Computer crime is becoming good business, and the crooks are becoming increasingly efficient at what they do. The net result: Each attack is hitting victims harder, both in the data center and on the bottom line.
These are some of the takeaways from four major studies published in the last few days by some of the best-known researchers in the industry: the Computing Technology Industry Association (CompTIA), the Computer Security Institute (CSI), IBM's X-Force security research unit, and Symantec.
The four reports, each offering a separate view on the state of information security, agree on several trends that are shaping the evolution of cybercrime.
Symantec found an increase in the number of attacks that use complex toolkits, such as MPack, as well as an increase in multi-staged attacks, in which an attacker deploys an exploit to lay the groundwork for future attacks. (See Cyber Criminals Become More Professional.)

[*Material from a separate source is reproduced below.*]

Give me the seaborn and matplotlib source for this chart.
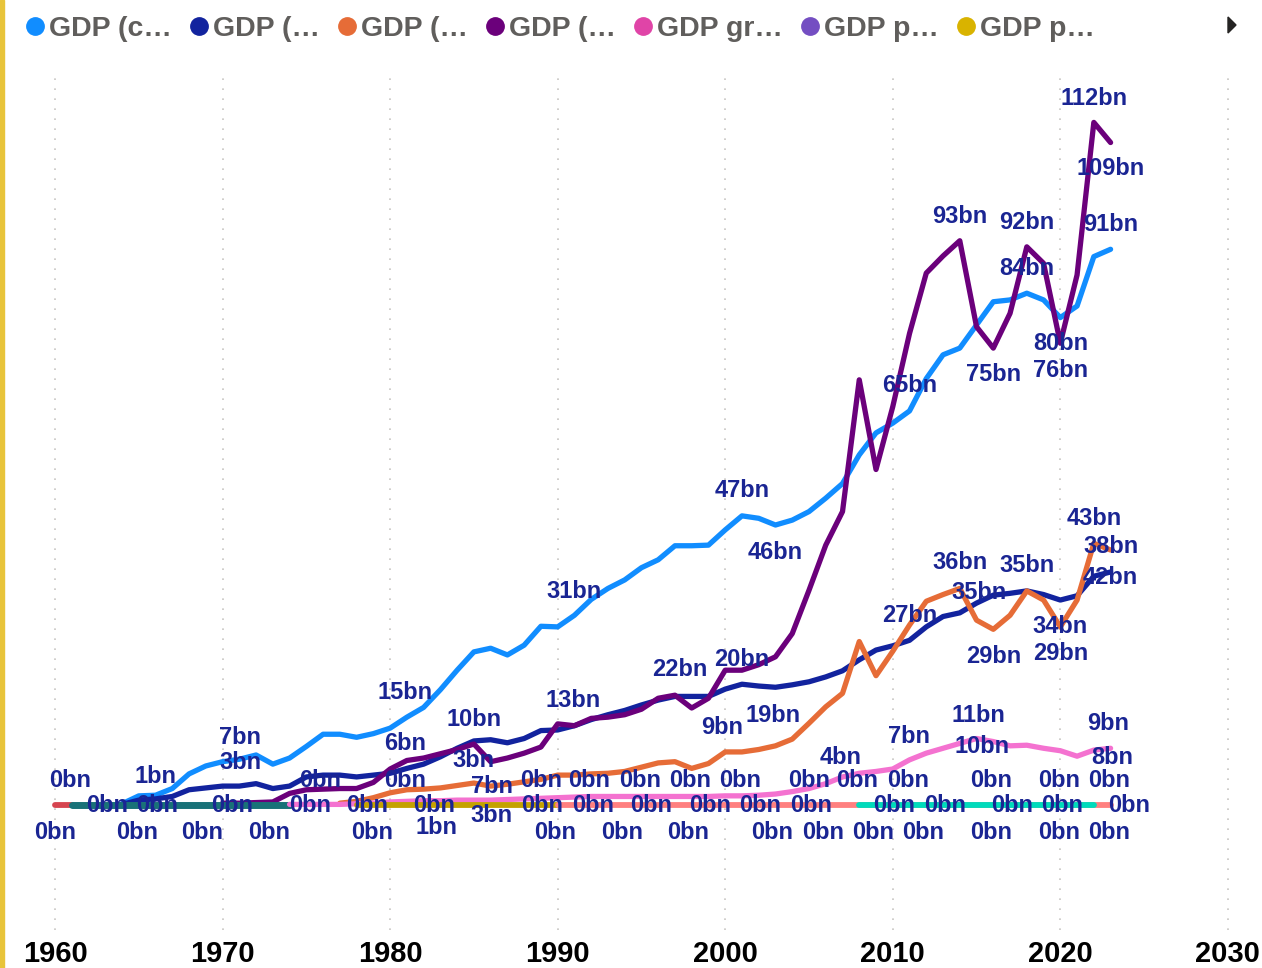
import pandas as pd
import seaborn as sns
import matplotlib.pyplot as plt
from matplotlib.lines import Line2D
from matplotlib.patches import Rectangle, Polygon

sns.set_theme(style='white')
plt.rcParams['font.family'] = ['Liberation Sans', 'DejaVu Sans']

# values in bn
years_a = list(range(1964, 2024))
gdp_current_usd = [0.2, 1.5, 1.6, 2.7, 5.1, 6.4, 7.1, 7.5, 8.2, 6.7,
                   7.7, 9.6, 11.6, 11.6, 11.1, 11.7, 12.6, 14.4, 16.0, 18.9,
                   22.1, 25.1, 25.7, 24.6, 26.2, 29.3, 29.2, 31.1, 33.7, 35.5,
                   36.9, 38.9, 40.2, 42.5, 42.5, 42.6, 45.1, 47.4, 47.0, 45.9,
                   46.7, 48.1, 50.3, 52.7, 57.4, 61.0, 62.6, 64.6, 69.9, 73.8,
                   74.9, 78.7, 82.5, 82.8, 83.9, 82.8, 79.9, 81.8, 89.9, 91.1]
gdp_constant_usd = [0.1, 0.8, 1.0, 1.4, 2.5, 2.8, 3.1, 3.1, 3.5, 2.7,
                    3.1, 4.6, 4.9, 4.9, 4.6, 4.9, 5.2, 6.0, 6.7, 7.9,
                    9.3, 10.5, 10.7, 10.2, 10.9, 12.2, 12.3, 13.0, 14.0, 14.8,
                    15.5, 16.4, 17.2, 17.8, 17.8, 17.8, 19.0, 19.8, 19.5, 19.3,
                    19.7, 20.2, 21.0, 22.0, 23.8, 25.4, 26.1, 27.0, 29.2, 30.9,
                    31.5, 33.1, 34.4, 34.7, 35.1, 34.5, 33.6, 34.3, 37.5, 38.2]
years_b = list(range(1977, 2024))
gdp_current_lcu = [0.3, 0.6, 1.2,
                   2.0, 2.5, 2.6, 2.8, 3.2, 3.6, 3.1, 3.4, 3.8, 4.2,
                   4.9, 4.9, 5.1, 5.2, 5.5, 6.2, 6.9, 7.1, 6.0, 6.8,
                   8.7, 8.7, 9.1, 9.7, 10.8, 13.4, 16.1, 18.3, 26.8, 21.2,
                   25.2, 29.5, 33.4, 34.5, 35.5, 30.3, 28.8, 31.1, 35.1, 33.6,
                   29.2, 33.6, 42.9, 41.8]
years_c = list(range(1970, 2024))
gdp_ppp = [0.3, 0.3, 0.4, 0.5, 1.9, 2.5, 2.6, 2.7, 2.7, 3.7,
           5.9, 7.3, 7.7, 8.4, 9.1, 10.0, 7.1, 7.7, 8.5, 9.5,
           13.3, 13.0, 14.2, 14.4, 14.8, 15.7, 17.5, 18.0, 15.9, 17.5,
           22.1, 22.1, 23.0, 24.3, 28.1, 35.2, 42.6, 48.1, 69.7, 55.0,
           65.3, 77.3, 87.2, 90.0, 92.5, 78.4, 74.9, 80.6, 91.5, 88.8,
           75.7, 86.9, 111.9, 108.6]
years_d = list(range(1974, 2024))
gni = [0.1, 0.1, 0.1, 0.1, 0.2, 0.3,
       0.5, 0.6, 0.7, 0.7, 0.8, 0.8, 0.8, 0.9, 1.0, 1.1,
       1.2, 1.3, 1.4, 1.4, 1.4, 1.4, 1.4, 1.4, 1.4, 1.4,
       1.5, 1.5, 1.6, 1.8, 2.2, 2.7, 3.5, 4.6, 5.2, 5.5,
       5.9, 7.4, 8.5, 9.3, 10.1, 10.9, 10.4, 9.7, 9.8, 9.3,
       8.9, 8.0, 9.0, 9.3]
# series that stay near zero
years_e = [1960, 1961]
series_e = [0.0, 0.0]
years_f = list(range(1961, 1975))
series_f = [0.0, 0.0, 0.0, 0.0, 0.0, 0.0, 0.0, 0.0, 0.0, 0.0, 0.0, 0.0, 0.0, 0.0]
years_g = list(range(1978, 1991))
series_g = [0.0, 0.0, 0.0, 0.0, 0.0, 0.0, 0.0, 0.0, 0.0, 0.0, 0.0, 0.0, 0.0]
years_h = list(range(1990, 2024))
series_h = [0.0, 0.0, 0.0, 0.0, 0.0, 0.0, 0.0, 0.0, 0.0, 0.0,
            0.0, 0.0, 0.0, 0.0, 0.0, 0.0, 0.0, 0.0, 0.0, 0.0,
            0.0, 0.0, 0.0, 0.0, 0.0, 0.0, 0.0, 0.0, 0.0, 0.0,
            0.0, 0.0, 0.0, 0.0]
years_i = list(range(2008, 2023))
series_i = [0.0, 0.0, 0.0, 0.0, 0.0, 0.0, 0.0, 0.0, 0.0, 0.0, 0.0, 0.0, 0.0, 0.0, 0.0]

legend_labels = ['GDP (c…', 'GDP (…', 'GDP (…', 'GDP (…', 'GDP gr…', 'GDP p…', 'GDP p…']
legend_colors = ['#118DFF', '#12239E', '#E66C37', '#6B007B', '#E044A7', '#744EC2', '#D9B300']

# (name, years, values, colour, linewidth)  -- draw order = Power BI series order
series = [
    ('gdp_current_usd', years_a, gdp_current_usd, '#118DFF', 3.8),
    ('gdp_constant_usd', years_a, gdp_constant_usd, '#12239E', 3.8),
    ('gdp_current_lcu', years_b, gdp_current_lcu, '#E66C37', 3.8),
    ('gdp_ppp', years_c, gdp_ppp, '#6B007B', 3.8),
    ('s_e', years_e, series_e, '#D64550', 4.2),
    ('s_f', years_f, series_f, '#197278', 5.0),
    ('gni', years_d, gni, '#F472D0', 3.8),
    ('s_g', years_g, series_g, '#C4A200', 4.2),
    ('s_h', years_h, series_h, '#FF8080', 4.2),
    ('s_i', years_i, series_i, '#00DBBC', 4.2),
]

frames = [pd.DataFrame({'year': yrs, 'value': vals, 'series': name}) for name, yrs, vals, _, _ in series]
df = pd.concat(frames, ignore_index=True)
lookup = {name: dict(zip(yrs, vals)) for name, yrs, vals, _, _ in series}

# data labels: (series, year, text, dx px, dy px)
point_labels = [
    ('gdp_ppp', 2022, '112bn', 0, 24), ('gdp_ppp', 2023, '109bn', 0, -26),
    ('gdp_ppp', 2014, '93bn', 0, 24), ('gdp_ppp', 2018, '92bn', 0, 24),
    ('gdp_current_usd', 2023, '91bn', 0, 25), ('gdp_current_usd', 2018, '84bn', 0, 25),
    ('gdp_current_usd', 2020, '80bn', 0, -26), ('gdp_ppp', 2016, '75bn', 0, -26),
    ('gdp_ppp', 2020, '76bn', 0, -27), ('gdp_current_usd', 2011, '65bn', 0, 25),
    ('gdp_current_usd', 2001, '47bn', 0, 25), ('gdp_current_usd', 2003, '46bn', 0, -27),
    ('gdp_current_lcu', 2022, '43bn', 0, 25), ('gdp_constant_usd', 2023, '38bn', 0, 25),
    ('gdp_current_lcu', 2023, '42bn', 0, -27), ('gdp_current_lcu', 2014, '36bn', 0, 26),
    ('gdp_current_lcu', 2018, '35bn', 0, 25), ('gdp_constant_usd', 2015, '35bn', 3, 11),
    ('gdp_constant_usd', 2011, '27bn', 0, 25), ('gdp_constant_usd', 2020, '34bn', 0, -26),
    ('gdp_current_lcu', 2016, '29bn', 0, -27), ('gdp_current_lcu', 2020, '29bn', 0, -27),
    ('gdp_current_usd', 1991, '31bn', 0, 24), ('gdp_constant_usd', 1997, '22bn', 5, 27),
    ('gdp_constant_usd', 2001, '20bn', 0, 25), ('gdp_constant_usd', 2003, '19bn', -2, -28),
    ('gdp_current_lcu', 2000, '9bn', -3, 24), ('gdp_current_usd', 1981, '15bn', -2, 25),
    ('gdp_constant_usd', 1991, '13bn', -1, 25), ('gdp_constant_usd', 1985, '10bn', 0, 21),
    ('gdp_current_usd', 1971, '7bn', 1, 22), ('gdp_constant_usd', 1971, '3bn', 1, 24),
    ('gdp_constant_usd', 1981, '6bn', -2, 25), ('gdp_current_lcu', 1985, '3bn', 0, 23),
    ('gdp_ppp', 1986, '7bn', 1, -25), ('gdp_current_lcu', 1986, '3bn', 1, -29),
    ('gni', 1983, '1bn', -4, -27), ('gdp_current_usd', 1966, '1bn', 0, 19),
    ('gni', 2007, '4bn', -2, 19), ('gni', 2011, '7bn', -1, 23),
    ('gni', 2015, '11bn', 2, 23), ('gni', 2016, '10bn', -11, -5),
    ('gni', 2023, '9bn', -2, 25), ('gni', 2023, '8bn', 2, -9),
]
# "0bn" labels of the near-zero series: (year, dy px)
zero_labels = [(y, 25) for y in [1960.9, 1975.8, 1980.9, 1989.0, 1991.9, 1994.9, 1997.9, 2000.9,
                                 2005.0, 2007.9, 2010.9, 2015.9, 2019.9, 2022.9]]
zero_labels += [(y, 0) for y in [1963.1, 1966.1, 1970.6, 1975.2, 1978.6, 1982.6, 1989.1, 1992.1,
                                 1995.6, 1999.1, 2002.1, 2005.1, 2010.1, 2013.1, 2017.1, 2020.1, 2024.1]]
zero_labels += [(y, -27) for y in [1960.0, 1964.9, 1968.8, 1972.8, 1978.9, 1989.85, 1993.85, 1997.8,
                                   2002.8, 2005.85, 2008.8, 2011.8, 2015.9, 2019.9, 2022.9]]

label_style = dict(ha='center', va='center', fontsize=17, fontweight='bold',
                   color='#1A2593', textcoords='offset pixels', zorder=10)

fig = plt.figure(figsize=(12.62, 9.68), dpi=100)
ax = fig.add_axes([0.01704, 0.03926, 0.97583, 0.88326])

for name, yrs, vals, color, lw in series:
    sns.lineplot(data=df[df['series'] == name], x='year', y='value', color=color,
                 linewidth=lw, estimator=None, errorbar=None, ax=ax,
                 solid_joinstyle='round', solid_capstyle='round')

for name, yr, text, dx, dy in point_labels:
    ax.annotate(text, (yr, lookup[name][yr]), xytext=(dx, dy), **label_style)
for yr, dy in zero_labels:
    ax.annotate('0bn', (yr, 0), xytext=(0, dy), **label_style)

ax.set_xlim(1958, 2031.5)
ax.set_ylim(-20.49, 119.67)
ax.set_xticks(range(1960, 2031, 10))
ax.set_yticks([])
ax.set_xlabel('')
ax.set_ylabel('')
ax.grid(axis='x', color='#C8C6C4', linestyle=(0, (1, 5)), linewidth=1.2)
ax.grid(axis='y', visible=False)
sns.despine(ax=ax, left=True, bottom=True)
ax.tick_params(axis='x', length=0, pad=7, labelsize=21, labelcolor='black')
for lab in ax.get_xticklabels():
    lab.set_fontweight('bold')

handles = [Line2D([0], [0], marker='o', linestyle='None', markersize=12.5,
                  markerfacecolor=c, markeredgecolor=c) for c in legend_colors]
leg = fig.legend(handles, legend_labels, loc='center left', bbox_to_anchor=(0.0166, 0.9705),
                 ncol=7, frameon=False, handletextpad=0.0, columnspacing=0.44,
                 handlelength=1.0, borderaxespad=0, borderpad=0,
                 prop=dict(weight='bold', size=20.5))
for t in leg.get_texts():
    t.set_color('#605E5C')

W, H = 1262, 968
fig.patches.append(Polygon([(1228 / W, 1 - 17 / H), (1236 / W, 1 - 25 / H), (1228 / W, 1 - 33 / H)],
                           closed=True, transform=fig.transFigure, color='#252423'))
fig.patches.append(Rectangle((0, 0), 4 / W, 1, transform=fig.transFigure, color='#E8C43A'))

plt.savefig('out.png', dpi=100)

"The Internet threats we are currently tracking demonstrate that hackers are... making cybercrime their actual profession, and they are employing business-like practices to successfully accomplish this goal," said Arthur Wong, senior vice president for Symantec's Security Response and Managed Services unit.
IBM's study confirms both the increase in sophistication of attacks and the increasing commercialization of cybercrime. IBM's X-Force unit has identified more than 210,000 new samples of malware so far this year -- more than it found all of last year -- and an increasing instance of Trojan-type attacks suggests that the malware is becoming more complex and difficult to detect, the researchers say.
IBM also has detected an increase in the trend toward selling "exploits as a service," in which cybercriminals offer support as well as code. The latest trend is "exploit leasing," in which attackers test exploitation techniques with a smaller customer base and a smaller initial investment before attempting to broadly market their discoveries. (See IBM X-Force Report: Exploit-Leasing Popular.)
As cybercrime becomes increasingly more lucrative and professional, there is a corresponding increase in the effectiveness of each exploit, according to the studies. CompTIA's report indicates that the average severity level of a security breach has nearly doubled in the past 12 months, growing from 2.6 to 4.8 on a 10-point scale.
"This suggests that while the number of security breaches has stabilized, the breaches that are occurring are having a greater impact than ever on organizations," said Brian McCarthy, chief operating officer at CompTIA.
According to the CompTIA study, the average cost of a security breach now stands at $369,388. This figure is skewed by handful of companies who reported breach costs in excess of $10 million, CompTIA observes; about half of the respondents said their cost per breach in the last year was $10,000 or less. (See Severity Level of Breaches on the Rise.)
The Computer Security Institute study confirms that while the number of security breaches continues to grow slowly, the cost of those breaches is growing rapidly. The number of companies reporting 10 or more incidents grew from 9 percent in CSI's 2006 study to 26 percent in the 2007 study. (See Nokia Siemens in Talks to Buy Atrica.)
Perhaps more importantly, the cost of security breaches has more than doubled in the past 12 months, according to the CSI study. While breaches cost organizations an average of $168,000 in the 2006 report, 2007 respondents reported average losses of $350,424. (See Annual CSI Study: Cost of Cybercrime Is Skyrocketing.)
And the trend toward more numerous and more sophisticated attacks isn't limited to the enterprise. Distributed denial of service (DDOS) attacks are rising in the ISP space, and developments in botnet technology are making these emerging threats even harder to combat, according to a survey published earlier this week by Arbor Networks. (See Report: Attacks on ISP Nets Intensifying.)